SET TASK
Leaving out the pictures, retype the lines from the beginning of the listing through the line containing "const xMin = 0.63, xMax = 6.97;".

RECORDS FOR THE TASK
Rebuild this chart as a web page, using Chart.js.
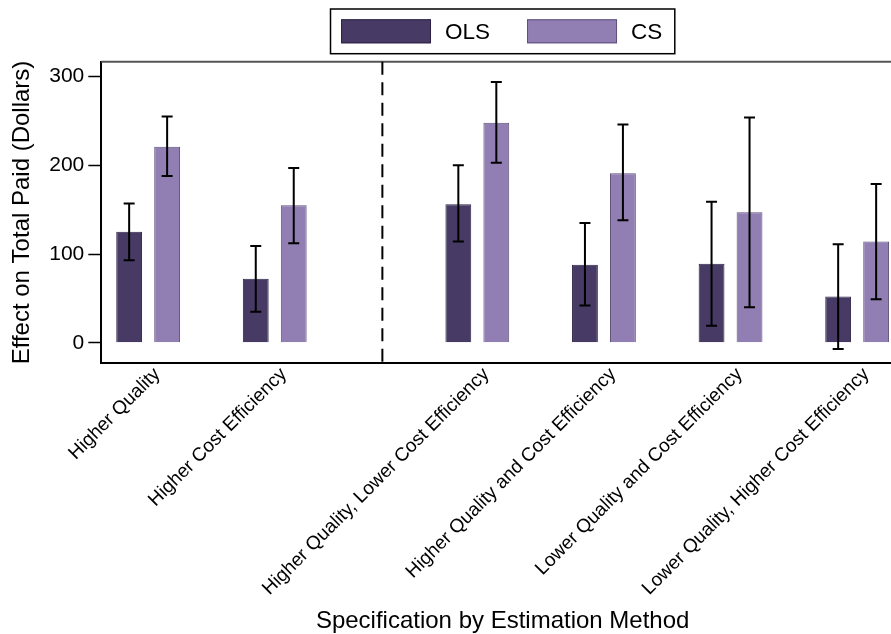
<!DOCTYPE html>
<html>
<head>
<meta charset="utf-8">
<script src="https://cdn.jsdelivr.net/npm/chart.js"></script>
<style>
  html, body { margin: 0; padding: 0; background: #fff; overflow: hidden; }
  #wrap { width: 904px; height: 634px; }
</style>
</head>
<body>
<div id="wrap"><canvas id="chart" width="904" height="634"></canvas></div>
<script>
// Dados do gráfico
const categories = [
    'Higher Quality',
    'Higher Cost Efficiency',
    'Higher Quality, Lower Cost Efficiency',
    'Higher Quality and Cost Efficiency',
    'Lower Quality and Cost Efficiency',
    'Lower Quality, Higher Cost Efficiency'
];
// posição de cada grupo no eixo x (há um espaço extra depois do 2º grupo)
const catPositions = [1, 2, 3.6, 4.6, 5.6, 6.6];
const dividerPosition = 2.85;

const seriesLabels = ['OLS', 'CS'];
const olsValues = [125, 72, 156, 88, 89, 52];
const olsLow    = [93, 35, 114, 42, 19, -7];
const olsHigh   = [157, 109, 200, 135, 159, 111];
const csValues  = [221, 155, 248, 191, 147, 114];
const csLow     = [188, 112, 203, 138, 40, 49];
const csHigh    = [255, 197, 294, 246, 254, 179];

const yTicks = [0, 100, 200, 300];
const yMin = -23.2, yMax = 316.8;
const xMin = 0.63, xMax = 6.97;

const FONT = '"Liberation Sans", Arial, Helvetica, sans-serif';
Chart.defaults.font.family = FONT;
Chart.defaults.color = '#000';

const colors = {
    ols: '#473a65', olsBorder: '#2e2445',
    cs: '#917eb3', csBorder: '#5e5178'
};

// barras de erro
const errorBars = {
    id: 'errorBars',
    afterDatasetsDraw(chart) {
        const ctx = chart.ctx;
        const y = chart.scales.y;
        const ranges = [[olsLow, olsHigh], [csLow, csHigh]];
        ctx.save();
        ctx.strokeStyle = '#000';
        ctx.lineWidth = 2;
        ranges.forEach((r, d) => {
            const meta = chart.getDatasetMeta(d);
            meta.data.forEach((bar, i) => {
                const x = bar.x;
                const y1 = y.getPixelForValue(r[0][i]);
                const y2 = y.getPixelForValue(r[1][i]);
                ctx.beginPath();
                ctx.moveTo(x, y1); ctx.lineTo(x, y2);
                ctx.moveTo(x - 5.5, y1); ctx.lineTo(x + 5.5, y1);
                ctx.moveTo(x - 5.5, y2); ctx.lineTo(x + 5.5, y2);
                ctx.stroke();
            });
        });
        ctx.restore();
    }
};

// moldura superior, linha tracejada e legenda
const frameAndLegend = {
    id: 'frameAndLegend',
    afterDraw(chart) {
        const ctx = chart.ctx;
        const a = chart.chartArea;
        ctx.save();
        // borda superior
        ctx.strokeStyle = '#555';
        ctx.lineWidth = 2;
        ctx.beginPath();
        ctx.moveTo(a.left, a.top); ctx.lineTo(a.right, a.top);
        ctx.stroke();
        // linha tracejada
        const xd = chart.scales.x.getPixelForValue(dividerPosition);
        ctx.strokeStyle = '#000';
        ctx.setLineDash([13, 7.5]);
        ctx.beginPath();
        ctx.moveTo(xd, a.top); ctx.lineTo(xd, a.bottom);
        ctx.stroke();
        ctx.setLineDash([]);

        // legenda
        ctx.font = '22.5px ' + FONT;
        const sw = 90, sh = 24, gapText = 14, gapItem = 37;
        const fills = [colors.ols, colors.cs];
        const borders = [colors.olsBorder, colors.csBorder];
        const widths = seriesLabels.map(t => ctx.measureText(t).width);
        let total = 0;
        widths.forEach((w, i) => { total += sw + gapText + w + (i < widths.length - 1 ? gapItem : 0); });
        const cx = (a.left + a.right) / 2 - 1;
        let x = cx - total / 2;
        const top = 19.3;
        ctx.lineWidth = 1.5;
        ctx.strokeStyle = '#000';
        ctx.strokeRect(x - 10.5, 9, total + 23, 44.7);
        ctx.textBaseline = 'middle';
        ctx.textAlign = 'left';
        seriesLabels.forEach((t, i) => {
            ctx.fillStyle = fills[i];
            ctx.fillRect(x, top, sw, sh);
            ctx.strokeStyle = borders[i];
            ctx.lineWidth = 1;
            ctx.strokeRect(x + 0.5, top + 0.5, sw - 1, sh - 1);
            ctx.fillStyle = '#000';
            ctx.fillText(t, x + sw + gapText, top + sh / 2 + 1);
            x += sw + gapText + widths[i] + gapItem;
        });
        ctx.restore();
    }
};

const ctx = document.getElementById('chart');
new Chart(ctx, {
    type: 'bar',
    data: {
        datasets: [
            {
                label: seriesLabels[0],
                data: catPositions.map((p, i) => ({ x: p, y: olsValues[i] })),
                backgroundColor: colors.ols,
                borderColor: colors.olsBorder,
                borderWidth: 1
            },
            {
                label: seriesLabels[1],
                data: catPositions.map((p, i) => ({ x: p, y: csValues[i] })),
                backgroundColor: colors.cs,
                borderColor: colors.csBorder,
                borderWidth: 1
            }
        ]
    },
    options: {
        responsive: false,
        animation: false,
        devicePixelRatio: 1,
        categoryPercentage: 0.6,
        barPercentage: 0.68,
        layout: { padding: { top: 61.7, left: 0, right: 0, bottom: 0 } },
        plugins: {
            legend: { display: false },
            tooltip: { enabled: false }
        },
        scales: {
            x: {
                type: 'linear',
                min: xMin,
                max: xMax,
                offset: false,
                afterBuildTicks: s => { s.ticks = catPositions.map(v => ({ value: v })); },
                afterFit: s => { s.height = 634 - 363.3; },
                grid: { display: false, drawTicks: false },
                border: { display: true, color: '#000', width: 2 },
                ticks: {
                    autoSkip: false,
                    minRotation: 45,
                    maxRotation: 45,
                    padding: 0,
                    labelOffset: 9,
                    font: { size: 19 },
                    color: '#000',
                    callback: (v, i) => categories[i]
                },
                title: {
                    display: true,
                    text: 'Specification by Estimation Method',
                    font: { size: 24 },
                    color: '#000',
                    padding: { top: 0, bottom: -2 }
                }
            },
            y: {
                min: yMin,
                max: yMax,
                afterBuildTicks: s => { s.ticks = yTicks.map(v => ({ value: v })); },
                afterFit: s => { s.width = 101.3; },
                grid: { drawOnChartArea: false, drawTicks: true, tickLength: 13, tickColor: '#000', tickWidth: 1.5 },
                border: { display: true, color: '#000', width: 2 },
                ticks: { padding: 4, font: { size: 21 }, color: '#000' },
                title: {
                    display: true,
                    text: 'Effect on Total Paid (Dollars)',
                    font: { size: 24 },
                    color: '#000',
                    padding: { top: 8, bottom: 0 }
                }
            }
        }
    },
    plugins: [errorBars, frameAndLegend]
});
</script>
</body>
</html>
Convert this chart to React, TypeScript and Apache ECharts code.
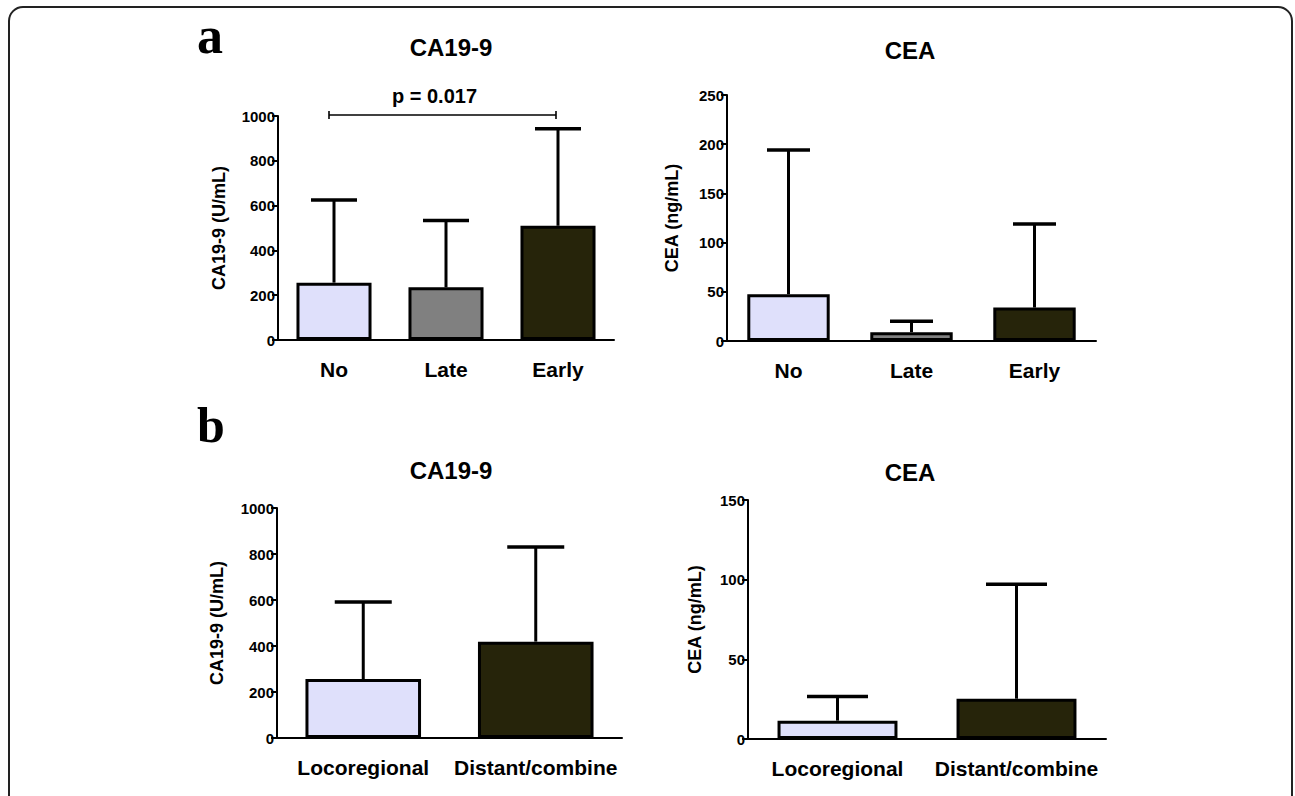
import React, { useEffect, useRef } from "react";
import * as echarts from "echarts";

// ---- data ----
const catsA = ["No", "Late", "Early"];
const catsB = ["Locoregional", "Distant/combine"];
const colorsA = ["#DFE0FB", "#808080", "#26240A"];
const colorsB = ["#DFE0FB", "#26240A"];

const ca199A_mean = [256, 235, 510];
const ca199A_upper = [625, 533, 943];
const ceaA_mean = [47.5, 9, 34];
const ceaA_upper = [194, 20, 119];

const ca199B_mean = [256, 419];
const ca199B_upper = [591, 830];
const ceaB_mean = [11.5, 25.3];
const ceaB_upper = [26.7, 97.2];

const pText = "p = 0.017";
const pBracket = [0, 2, 1000]; // from category 0 to category 2 at y = 1000

const FONT = "'Liberation Sans', Arial, Helvetica, sans-serif";

function barSeries(idx: number, means: number[], colors: string[]) {
  return {
    type: "bar",
    xAxisIndex: idx,
    yAxisIndex: idx,
    barWidth: "67%",
    data: means.map((v, i) => ({ value: v, itemStyle: { color: colors[i] } })),
    itemStyle: { borderColor: "#000", borderWidth: 3 },
    silent: true,
    z: 2,
  };
}

function errSeries(idx: number, means: number[], uppers: number[], capW: number) {
  return {
    type: "custom",
    xAxisIndex: idx,
    yAxisIndex: idx,
    silent: true,
    z: 3,
    data: means.map((m, i) => [i, m, uppers[i]]),
    renderItem: (params: any, api: any) => {
      const p0 = api.coord([api.value(0), api.value(1)]);
      const p1 = api.coord([api.value(0), api.value(2)]);
      return {
        type: "group",
        children: [
          {
            type: "line",
            shape: { x1: p0[0], y1: p0[1], x2: p1[0], y2: p1[1] },
            style: { stroke: "#000", lineWidth: 3 },
          },
          {
            type: "line",
            shape: { x1: p1[0] - capW / 2, y1: p1[1], x2: p1[0] + capW / 2, y2: p1[1] },
            style: { stroke: "#000", lineWidth: 3.5 },
          },
        ],
      };
    },
  };
}

function xAxis(idx: number, cats: string[]) {
  return {
    type: "category",
    gridIndex: idx,
    data: cats,
    axisLine: { lineStyle: { color: "#000", width: 2 } },
    axisTick: { alignWithLabel: true, length: 7, lineStyle: { color: "#000", width: 2 } },
    axisLabel: {
      color: "#000",
      fontSize: 21,
      fontWeight: "bold",
      fontFamily: FONT,
      margin: 19,
      interval: 0,
      hideOverlap: false,
    },
    splitLine: { show: false },
  };
}

function yAxis(idx: number, max: number, interval: number, name: string, gap: number) {
  return {
    type: "value",
    gridIndex: idx,
    min: 0,
    max,
    interval,
    name,
    nameLocation: "middle",
    nameRotate: 90,
    nameGap: gap,
    nameTextStyle: { color: "#000", fontSize: 18, fontWeight: "bold", fontFamily: FONT },
    axisLine: { show: true, lineStyle: { color: "#000", width: 2 } },
    axisTick: { show: true, length: 6, lineStyle: { color: "#000", width: 2 } },
    axisLabel: {
      color: "#000",
      fontSize: 15,
      fontWeight: "bold",
      fontFamily: FONT,
      margin: 3,
      formatter: (v: number) => String(v),
    },
    splitLine: { show: false },
  };
}

export default function App() {
  const ref = useRef<HTMLDivElement>(null);
  useEffect(() => {
    if (!ref.current) return;
    const chart = echarts.init(ref.current, undefined, { renderer: "svg" });
    const titleStyle = { color: "#000", fontSize: 24, fontWeight: "bold", fontFamily: FONT };
    const serif = "'Liberation Serif', 'Times New Roman', serif";
    const option: any = {
      animation: false,
      backgroundColor: "#fff",
      title: [
        { text: "CA19-9", left: 446, top: 30, textAlign: "center", textStyle: titleStyle },
        { text: "CEA", left: 905, top: 33, textAlign: "center", textStyle: titleStyle },
        { text: "CA19-9", left: 446, top: 453, textAlign: "center", textStyle: titleStyle },
        { text: "CEA", left: 905, top: 455, textAlign: "center", textStyle: titleStyle },
      ],
      grid: [
        { left: 278, top: 116, width: 336, height: 224 },
        { left: 727, top: 95, width: 369, height: 246 },
        { left: 277, top: 508, width: 345, height: 230 },
        { left: 748, top: 500, width: 358, height: 239 },
      ],
      xAxis: [xAxis(0, catsA), xAxis(1, catsA), xAxis(2, catsB), xAxis(3, catsB)],
      yAxis: [
        yAxis(0, 1000, 200, "CA19-9 (U/mL)", 50),
        yAxis(1, 250, 50, "CEA (ng/mL)", 46),
        yAxis(2, 1000, 200, "CA19-9 (U/mL)", 51),
        yAxis(3, 150, 50, "CEA (ng/mL)", 44),
      ],
      graphic: [
        {
          type: "rect",
          shape: { x: 9, y: 7, width: 1283, height: 830, r: 14 },
          style: { fill: "none", stroke: "#222", lineWidth: 2 },
          silent: true,
        },
        {
          type: "text",
          left: 197,
          top: 9,
          style: { text: "a", fontSize: 52, fontWeight: "bold", fontFamily: serif, fill: "#000" },
        },
        {
          type: "text",
          left: 197,
          top: 400,
          style: { text: "b", fontSize: 50, fontWeight: "bold", fontFamily: serif, fill: "#000" },
        },
      ],
      series: [
        barSeries(0, ca199A_mean, colorsA),
        errSeries(0, ca199A_mean, ca199A_upper, 46),
        barSeries(1, ceaA_mean, colorsA),
        errSeries(1, ceaA_mean, ceaA_upper, 43),
        barSeries(2, ca199B_mean, colorsB),
        errSeries(2, ca199B_mean, ca199B_upper, 57),
        barSeries(3, ceaB_mean, colorsB),
        errSeries(3, ceaB_mean, ceaB_upper, 61),
        {
          type: "custom",
          xAxisIndex: 0,
          yAxisIndex: 0,
          silent: true,
          z: 4,
          data: [pBracket],
          renderItem: (params: any, api: any) => {
            const a = api.coord([api.value(0), api.value(2)]);
            const b = api.coord([api.value(1), api.value(2)]);
            const x1 = a[0] - 5;
            const x2 = b[0] - 2;
            const y = a[1] - 1;
            return {
              type: "group",
              children: [
                { type: "line", shape: { x1, y1: y, x2, y2: y }, style: { stroke: "#000", lineWidth: 1.6 } },
                { type: "line", shape: { x1, y1: y - 4, x2: x1, y2: y + 4 }, style: { stroke: "#000", lineWidth: 1.6 } },
                { type: "line", shape: { x1: x2, y1: y - 4, x2, y2: y + 4 }, style: { stroke: "#000", lineWidth: 1.6 } },
                {
                  type: "text",
                  x: (x1 + x2) / 2 - 8,
                  y: y - 9,
                  style: {
                    text: pText,
                    fontSize: 20,
                    fontWeight: "bold",
                    fontFamily: FONT,
                    fill: "#000",
                    align: "center",
                    verticalAlign: "bottom",
                  },
                },
              ],
            };
          },
        },
      ],
    };
    chart.setOption(option);
    return () => chart.dispose();
  }, []);
  return (
    <div
      ref={ref}
      style={{ position: "fixed", left: 0, top: 0, width: 1295, height: 796, background: "#fff" }}
    />
  );
}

EXPECTED ANSWER
Rebuild this chart as a web page, using Chart.js.
<!DOCTYPE html>
<html>
<head>
<meta charset="utf-8">
<script src="https://cdn.jsdelivr.net/npm/chart.js"></script>
<style>
  html, body { margin: 0; padding: 0; background: #fff; overflow: hidden; }
  #wrap { width: 904px; height: 634px; }
</style>
</head>
<body>
<div id="wrap"><canvas id="chart" width="904" height="634"></canvas></div>
<script>
// Dados do gráfico
const categories = [
    'Higher Quality',
    'Higher Cost Efficiency',
    'Higher Quality, Lower Cost Efficiency',
    'Higher Quality and Cost Efficiency',
    'Lower Quality and Cost Efficiency',
    'Lower Quality, Higher Cost Efficiency'
];
// posição de cada grupo no eixo x (há um espaço extra depois do 2º grupo)
const catPositions = [1, 2, 3.6, 4.6, 5.6, 6.6];
const dividerPosition = 2.85;

const seriesLabels = ['OLS', 'CS'];
const olsValues = [125, 72, 156, 88, 89, 52];
const olsLow    = [93, 35, 114, 42, 19, -7];
const olsHigh   = [157, 109, 200, 135, 159, 111];
const csValues  = [221, 155, 248, 191, 147, 114];
const csLow     = [188, 112, 203, 138, 40, 49];
const csHigh    = [255, 197, 294, 246, 254, 179];

const yTicks = [0, 100, 200, 300];
const yMin = -23.2, yMax = 316.8;
const xMin = 0.63, xMax = 6.97;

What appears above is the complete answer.